Material provided>
╔══
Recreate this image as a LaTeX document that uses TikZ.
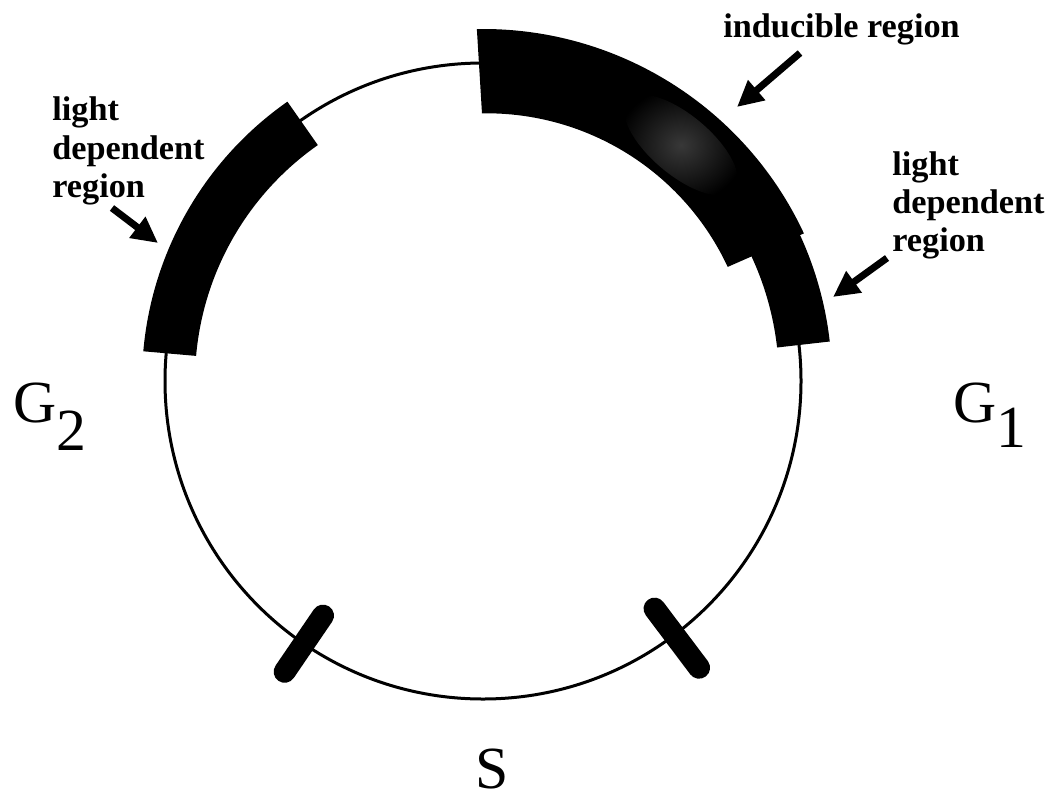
\documentclass[tikz,border=0pt]{standalone}
\usepackage{fontspec}
\setmainfont{Liberation Serif}
\usetikzlibrary{arrows.meta}
\begin{document}
\begin{tikzpicture}[x=0.02cm,y=-0.02cm,
  ring/.style={line width=0.06cm, draw=black},
  band/.style={fill=black},
  tickmark/.style={line width=0.44cm, line cap=round, draw=black},
  pointer/.style={line width=0.14cm, draw=black, -{Triangle[length=0.52cm,width=0.5cm]}},
  lbl/.style={font=\fontsize{19.5}{22}\selectfont\bfseries, anchor=base west, inner sep=0pt},
  phase/.style={font=\fontsize{34}{38}\selectfont, anchor=base west, inner sep=0pt}]
\useasboundingbox (0,0) rectangle (1060,801);
\coordinate (C) at (483,381);
\begin{scope}[shift={(C)}, y=0.02cm]
  \draw[ring] (0,0) circle[radius=318];
  % right light dependent region (under the inducible band)
  \fill[band] (6.5:349) arc[start angle=6.5,end angle=30,radius=349] -- (30:296) arc[start angle=30,end angle=6.5,radius=296] -- cycle;
  % inducible region
  \fill[band] (91:352) arc[start angle=91,end angle=25,radius=354] -- (25:270) arc[start angle=25,end angle=91,radius=266] -- cycle;
  \shade[inner color=black!78, outer color=black, rotate around={-40:(50:308)}] (50:308) ellipse[x radius=70, y radius=30];
  % left light dependent region
  \fill[band] (125:341) arc[start angle=125,end angle=175,radius=341] -- (175:288) arc[start angle=175,end angle=125,radius=288] -- cycle;
  % S phase marks
  \draw[tickmark] (235.7:284) -- (235.7:352);
  \draw[tickmark] (307:285) -- (307:359);
\end{scope}

% labels
\node[lbl] (ind) at (723,37) {inducible region};
\node[lbl] (l1) at (52,120) {light};
\node[lbl] (l2) at (52,159) {dependent};
\node[lbl] (l3) at (52,197) {region};
\node[lbl] (r1) at (892,175) {light};
\node[lbl] (r2) at (892,213) {dependent};
\node[lbl] (r3) at (892,251) {region};

\node[phase] (G2) at (13,422) {G\raisebox{-0.56cm}{2}};
\node[phase] (G1) at (953,422) {G\raisebox{-0.5cm}{1}};
\node[phase, anchor=base] (S) at (492,788) {S};

% pointers
\coordinate (ia) at (800,53);  \coordinate (ib) at (737,107);
\coordinate (ra) at (887,258); \coordinate (rb) at (833,297);
\coordinate (la) at (112,208); \coordinate (lb) at (158,243);
\draw[pointer] (ia) -- (ib);
\draw[pointer] (ra) -- (rb);
\draw[pointer] (la) -- (lb);
\end{tikzpicture}
\end{document}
╚══
Written exercise> Your task is an exact transcription of all the data, minus the pictures.

Correct result>
Recreate this image as a LaTeX document that uses TikZ.
\documentclass[tikz,border=0pt]{standalone}
\usepackage{fontspec}
\setmainfont{Liberation Serif}
\usetikzlibrary{arrows.meta}
\begin{document}
\begin{tikzpicture}[x=0.02cm,y=-0.02cm,
  ring/.style={line width=0.06cm, draw=black},
  band/.style={fill=black},
  tickmark/.style={line width=0.44cm, line cap=round, draw=black},
  pointer/.style={line width=0.14cm, draw=black, -{Triangle[length=0.52cm,width=0.5cm]}},
  lbl/.style={font=\fontsize{19.5}{22}\selectfont\bfseries, anchor=base west, inner sep=0pt},
  phase/.style={font=\fontsize{34}{38}\selectfont, anchor=base west, inner sep=0pt}]
\useasboundingbox (0,0) rectangle (1060,801);
\coordinate (C) at (483,381);
\begin{scope}[shift={(C)}, y=0.02cm]
  \draw[ring] (0,0) circle[radius=318];
  % right light dependent region (under the inducible band)
  \fill[band] (6.5:349) arc[start angle=6.5,end angle=30,radius=349] -- (30:296) arc[start angle=30,end angle=6.5,radius=296] -- cycle;
  % inducible region
  \fill[band] (91:352) arc[start angle=91,end angle=25,radius=354] -- (25:270) arc[start angle=25,end angle=91,radius=266] -- cycle;
  \shade[inner color=black!78, outer color=black, rotate around={-40:(50:308)}] (50:308) ellipse[x radius=70, y radius=30];
  % left light dependent region
  \fill[band] (125:341) arc[start angle=125,end angle=175,radius=341] -- (175:288) arc[start angle=175,end angle=125,radius=288] -- cycle;
  % S phase marks
  \draw[tickmark] (235.7:284) -- (235.7:352);
  \draw[tickmark] (307:285) -- (307:359);
\end{scope}

% labels
\node[lbl] (ind) at (723,37) {inducible region};
\node[lbl] (l1) at (52,120) {light};
\node[lbl] (l2) at (52,159) {dependent};
\node[lbl] (l3) at (52,197) {region};
\node[lbl] (r1) at (892,175) {light};
\node[lbl] (r2) at (892,213) {dependent};
\node[lbl] (r3) at (892,251) {region};

\node[phase] (G2) at (13,422) {G\raisebox{-0.56cm}{2}};
\node[phase] (G1) at (953,422) {G\raisebox{-0.5cm}{1}};
\node[phase, anchor=base] (S) at (492,788) {S};

% pointers
\coordinate (ia) at (800,53);  \coordinate (ib) at (737,107);
\coordinate (ra) at (887,258); \coordinate (rb) at (833,297);
\coordinate (la) at (112,208); \coordinate (lb) at (158,243);
\draw[pointer] (ia) -- (ib);
\draw[pointer] (ra) -- (rb);
\draw[pointer] (la) -- (lb);
\end{tikzpicture}
\end{document}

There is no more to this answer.